- Born: Saudi Arabia
- Occupation: journalist
- Years active: 2006–present

= Ethar El-Katatney =

Egyptian journalist

Ethar El-Katatney is a Saudi Arabian-born Egyptian journalist.

==Early life and education==
Born in Saudi Arabia, raised in Egypt, and educated in Western schools, El-Katatney has an undergraduate business degree from the American University in Cairo where she was editor-in-chief of the student newspaper. As an undergraduate, she was selected as one of six students to blog on the AUC Website., and during her commencement she gave the graduation speech and was nominated for the Parent's Association cup. El-Katatney graduated in June 2011 with two graduate degrees from the same university, an MBA and an MA in television and digital journalism.

==Career==
In 2006, El-Katatney travelled to England with Amr Khaled, the popular Egyptian televangelist, for a three-week youth training program. She later joined him in an Islamic talk show called Human Insights that aired Ramadan 2006, and was a participant in his reality TV show Steklovata which aired in 2010. She was eliminated in the semi-final episode, and was ranked third.

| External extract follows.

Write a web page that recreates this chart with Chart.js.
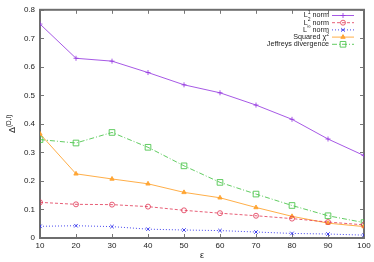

Her investigative piece Dangerous Blood on Hepatitis C in Egypt won second place in a program held by the International Center for Journalists in 2008, while her story The Business of Islam won the Economics and Business award in the CNN MultiChoice African Journalist of the Year 2009 award, making her the first Egyptian to win one of the prestigious awards. In addition, her story Identity Crisis 101 was the winner of the Anna Lindh Mediterranean Journalist Award in 2009.

El-Katatney travels all over the world for conferences promoting dialogue between different religions and cultures, most notably the Habib Ali Al Jifri Litaarafuu dialogue in Abu Dhabi that aimed to bridge the cultural gap created by the Jyllands-Posten cartoons,. She has attended Islamic summer intensive programs in England, Saudi Arabia, and Yemen. While in Yemen, she wrote Forty days and Forty Nights... in Yemen, which was published by a London-based publishing house in March 2010.

In 2011, her op-ed titled "The Veiled Muslim Bogeygirl," won the Samir Kassir Freedom of the Press Award in Beirut.

El-Katatney is the Young Audiences Editor at The Wall Street Journal in New York City, building a multiple medium digital magazine aimed at 18-34 year olds, launching in 2020. Prior, she was the newsroom executive producer at AJ+ in San Francisco. She is a newsroom manager and strategist, an international award-winning journalist and an author. She has worked as a staff writer at Egypt Today, the leading current affairs magazine in the Middle East, and at its sister magazine Business Today Egypt. She was also a contributor at Muslimah Media Watch, a website that critiques how Muslim women are represented in the media and popular culture.